Activists on both sides of Mexico’s abortion debate are bracing for a potentially historic supreme court hearing on Wednesday, which could lead to decriminalisation across the country.
The case before the five judges of the high court’s first bench involves an injunction granted in the eastern state of Veracruz, which ordered the local legislature to remove articles from its criminal code pertaining to abortion during the first 12 weeks of pregnancy.
Pro-choice campaigners say the court’s ruling could set a precedent that would enable further injunctions ordering other state legislatures to take action on abortion.
“This ruling could allow us to petition for injunctions or other measures in the rest of the states which have restrictive regulations on abortion,” said Rebeca Ramos, a lawyer and director of GIRE, a reproductive rights organization in Mexico City.
Just two of Mexico’s 32 states have decriminalized abortion, and the high court’s decision comes as calls for decriminalization mount across Latin America.
The region’s strong traditions of Catholicism and machismo have led to some of the most restrictive abortions laws in the world, but a growing feminist movement across the continent has demanded greater reproductive rights and action against femicide and other forms of gender violence.

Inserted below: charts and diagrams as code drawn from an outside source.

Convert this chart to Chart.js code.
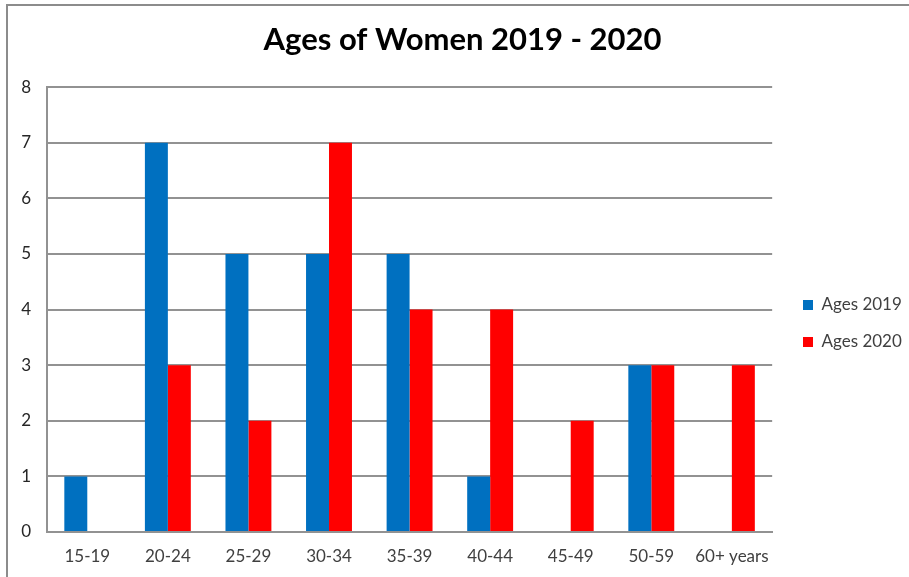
<!DOCTYPE html>
<html>
<head>
<meta charset="utf-8">
<script src="https://cdn.jsdelivr.net/npm/chart.js@4"></script>
<style>
  body { margin: 0; background: #fff; }
  #wrap { position: relative; width: 909px; height: 577px; overflow: hidden; }
  #frame { position: absolute; left: 6px; top: 4px; width: 1000px; height: 1000px; border: 2px solid #8c8c8c; }
  canvas { position: absolute; left: 0; top: 0; }
</style>
</head>
<body>
<div id="wrap">
  <div id="frame"></div>
  <canvas id="agesChart" width="909" height="577"></canvas>
</div>
<script>
// Datos del gráfico
const categorias = ['15-19', '20-24', '25-29', '30-34', '35-39', '40-44', '45-49', '50-59', '60+ years'];
const edades2019 = [1, 7, 5, 5, 5, 1, 0, 3, 0];
const edades2020 = [0, 3, 2, 7, 4, 4, 2, 3, 3];
const titulo = 'Ages of Women 2019 - 2020';

document.addEventListener('DOMContentLoaded', function () {
    const font = 'Lato, "Open Sans", sans-serif';
    const gris = '#929292';

    // coloca la leyenda y el título donde van
    const posPlugin = {
        id: 'posiciones',
        afterLayout(chart) {
            const lg = chart.legend;
            if (lg) {
                const h = lg.bottom - lg.top;
                lg.top = (647 - h) / 2;
                lg.bottom = lg.top + h;
                const w = lg.right - lg.left;
                lg.left = 783;
                lg.right = lg.left + w;
            }
            const tb = chart.titleBlock;
            if (tb) {
                tb.left += 7;
                tb.right += 7;
            }
        }
    };

    new Chart(document.getElementById('agesChart'), {
        type: 'bar',
        data: {
            labels: categorias,
            datasets: [
                { label: 'Ages 2019', data: edades2019, backgroundColor: '#0070C0' },
                { label: 'Ages 2020', data: edades2020, backgroundColor: '#FF0000' }
            ]
        },
        options: {
            responsive: false,
            animation: false,
            layout: { padding: { left: 10, right: 8, top: 0, bottom: 0 } },
            datasets: { bar: { barPercentage: 1, categoryPercentage: 0.57 } },
            plugins: {
                title: {
                    display: true,
                    text: titulo,
                    color: '#000',
                    font: { family: font, size: 31, weight: 'bold', lineHeight: 1.2 },
                    padding: { top: 21, bottom: 29 }
                },
                legend: {
                    position: 'right',
                    labels: {
                        boxWidth: 10, boxHeight: 10, padding: 20,
                        color: '#404040',
                        font: { family: font, size: 17 }
                    }
                },
                tooltip: { enabled: false }
            },
            scales: {
                x: {
                    grid: { display: false, drawTicks: false },
                    border: { display: true, color: gris, width: 2 },
                    ticks: { color: '#404040', padding: 14, font: { family: font, size: 17 }, maxRotation: 0 },
                    afterFit(scale) { scale.height = 45; }
                },
                y: {
                    min: 0, max: 8,
                    grid: { color: gris, lineWidth: 2, drawTicks: false },
                    border: { display: true, color: gris, width: 2 },
                    ticks: { stepSize: 1, color: '#262626', padding: 16, font: { family: font, size: 17 } },
                    afterFit(scale) { scale.width = 37; }
                }
            }
        },
        plugins: [posPlugin]
    });
});
</script>
</body>
</html>
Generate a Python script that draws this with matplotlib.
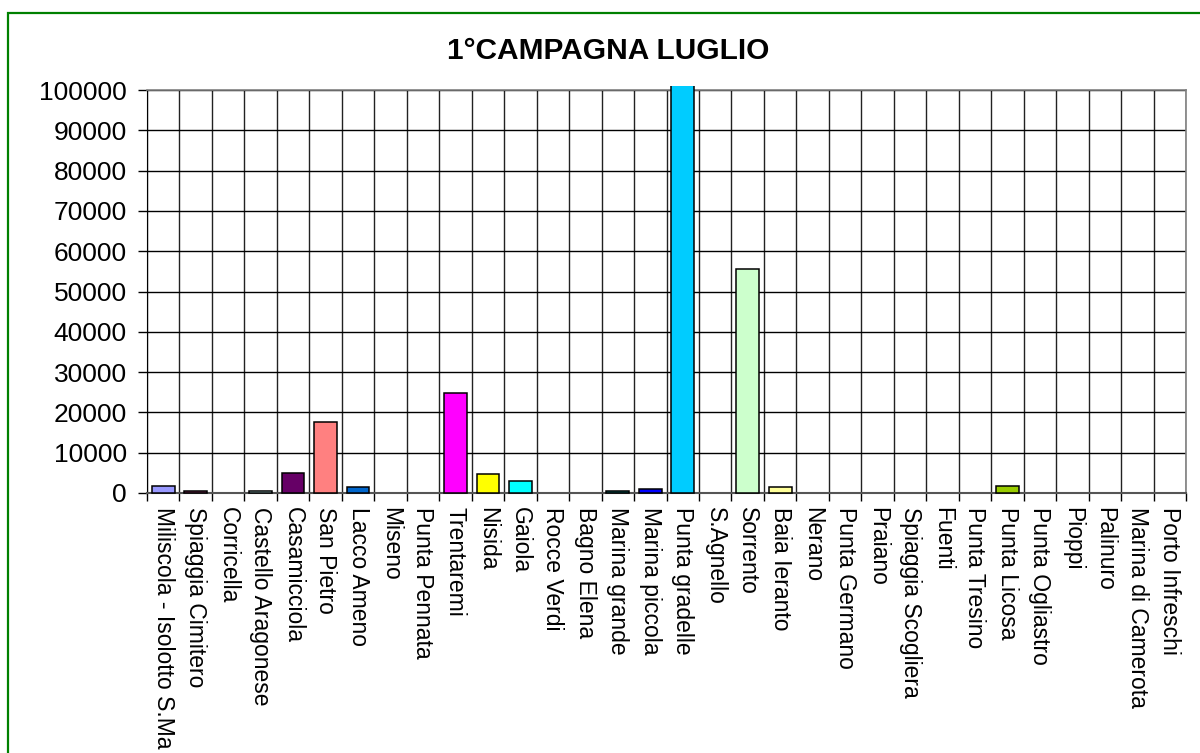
import matplotlib
matplotlib.use("Agg")
import matplotlib.pyplot as plt
from matplotlib.patches import Rectangle
from matplotlib.transforms import Bbox, TransformedBbox
import numpy as np

plt.rcParams['font.family'] = ['Liberation Sans', 'DejaVu Sans']

stations = ["Miliscola - Isolotto S.Ma", "Spiaggia Cimitero", "Corricella",
            "Castello Aragonese", "Casamicciola", "San Pietro", "Lacco Ameno",
            "Miseno", "Punta Pennata", "Trentaremi", "Nisida", "Gaiola",
            "Rocce Verdi", "Bagno Elena", "Marina grande", "Marina piccola",
            "Punta gradelle", "S.Agnello", "Sorrento", "Baia Ieranto", "Nerano",
            "Punta Germano", "Praiano", "Spiaggia Scogliera", "Fuenti",
            "Punta Tresino", "Punta Licosa", "Punta Ogliastro", "Pioppi",
            "Palinuro", "Marina di Camerota", "Porto Infreschi"]

counts = [1700, 400, 0, 500, 4900, 17600, 1400, 0, 0, 24900, 4600, 2900,
          0, 0, 600, 900, 120000, 0, 55500, 1500, 0,
          0, 0, 0, 0, 0, 1800, 0, 0, 0, 0, 0]

# excel-style palette, one colour per series
colors = ["#9999FF", "#993366", "#FFFFCC", "#CCFFFF", "#660066", "#FF8080",
          "#0066CC", "#CCCCFF", "#000080", "#FF00FF", "#FFFF00", "#00FFFF",
          "#800080", "#800000", "#008080", "#0000FF", "#00CCFF", "#CCFFFF",
          "#CCFFCC", "#FFFF99", "#99CCFF", "#FF99CC", "#CC99FF", "#FFCC99",
          "#3366FF", "#33CCCC", "#99CC00", "#FFCC00", "#FF9900", "#FF6600",
          "#666699", "#969696"]

fig = plt.figure(figsize=(12, 7.53), dpi=100)

# green outer frame (runs off the right and bottom edges)
fig.patches.append(Rectangle((8 / 1200, -0.1), 1.2, 1 - 13 / 753 + 0.1,
                             transform=fig.transFigure, fill=False,
                             edgecolor="#008000", linewidth=1.6))

ax = fig.add_axes([147 / 1200, 1 - 493 / 753, (1186 - 147) / 1200, (493 - 90) / 753])

x = np.arange(len(stations))
edge_w = [1.1 if c > 0 else 0 for c in counts]
bars = ax.bar(x, counts, width=0.7, color=colors, edgecolor="black",
              linewidth=edge_w, zorder=3)

# let the off-scale bar poke just past the top of the plot area
clip = TransformedBbox(Bbox([[0, -0.01], [1, 1.01]]), ax.transAxes)
for b in bars:
    b.set_clip_box(clip)

ax.set_xlim(-0.5, len(stations) - 0.5)
ax.set_ylim(0, 100000)
ax.set_yticks(np.arange(0, 100001, 10000))
ax.set_yticklabels([str(v) for v in range(0, 100001, 10000)], fontsize=19)

ax.set_xticks(x)
ax.set_xticklabels(stations, rotation=270, fontsize=16.5, ha="center", va="top")
ax.set_xticks(np.arange(-0.5, len(stations), 1), minor=True)
ax.tick_params(axis="x", which="major", length=0, pad=10)
ax.tick_params(axis="x", which="minor", length=6, width=1, color="black")
ax.tick_params(axis="y", length=6.5, width=1, pad=8)

ax.grid(axis="y", which="major", color="black", linewidth=1, zorder=0)
ax.grid(axis="x", which="minor", color="#222222", linewidth=1, zorder=0)
ax.grid(axis="x", which="major", visible=False)
ax.set_axisbelow(True)

for side in ["top", "right"]:
    ax.spines[side].set_color("#808080")
    ax.spines[side].set_linewidth(1.2)
ax.spines["left"].set_color("black")
ax.spines["bottom"].set_color("#555555")
ax.spines["bottom"].set_linewidth(1.5)

fig.text(608 / 1200, 1 - 51 / 753, "1°CAMPAGNA LUGLIO", fontsize=21.5,
         fontweight="bold", ha="center", va="center")

fig.savefig("out.png", dpi=100)
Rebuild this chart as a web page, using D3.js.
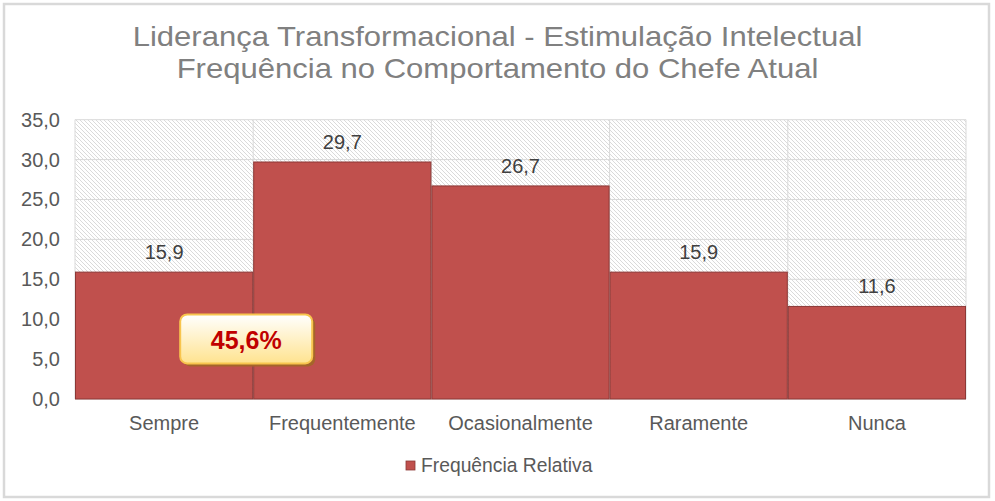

Argentina’s government has promised to introduce legislation before the end of the year which would overturn the country’s blanket ban on terminations.
But Mexico’s leftist president Andrés Manuel López Obrador has shown little interest in reproductive rights or broader women’s issues, arguing that corruption is a more pressing concern than abortion, and insinuating that the organizers of a historic women’s strike in March were part of a conspiracy against his government.
López Obrador’s Morena party controls the majority of Mexico’s state legislatures but has been split on decriminalizing terminations – except in southern Oaxaca state, which scrapped its restrictions last September. (Mexico City and Oaxaca are the only states where abortion is no longer a crime.)
In 2008, the supreme court upheld Mexico City’s abortion legislation, ruling states had the right to set their own health policy. But more than half the country’s state governments subsequently enacted laws banning abortion in most or all circumstances.
Veracruz was among those states, enacting a constitutional amendment in 2016, declaring that life begins at conception. The state’s Catholic bishops and evangelical leaders – who had remained conspicuously quiet during a period of rampant political corruption and violence against women – actively promoted the ban.
“You still have a political class that’s in cahoots with the Catholic church,” said Maricruz Ocampo, an activist in Querétaro, who works with victims of sexual violence.
Mexico’s Catholic bishops have called for the faithful to rally ahead of the court decision on abortion and decried what they called a “culture of death.”
But observers say the supreme court has appeared supportive of abortion rights. In 2019, it upheld a rule allowing victims of sexual violence to terminate pregnancies – and also ruled in favor of women seeking abortion for health reasons.
Justice Juan Luis González Alcántara Carrancá wrote in a briefing which will be debated in the high court on Wednesday: “The total prohibition on interrupting a pregnancy – through criminal classification – is a barrier, which creates discrimination against women in relation to the right to health.”
Ramos described the supreme court’s previous decisions on abortion as “ambiguous”. But with the case in Veracruz, she said, “The court is getting to the heart of the matter and is now much more forceful in terms of indicating that abortion is a matter of human rights.”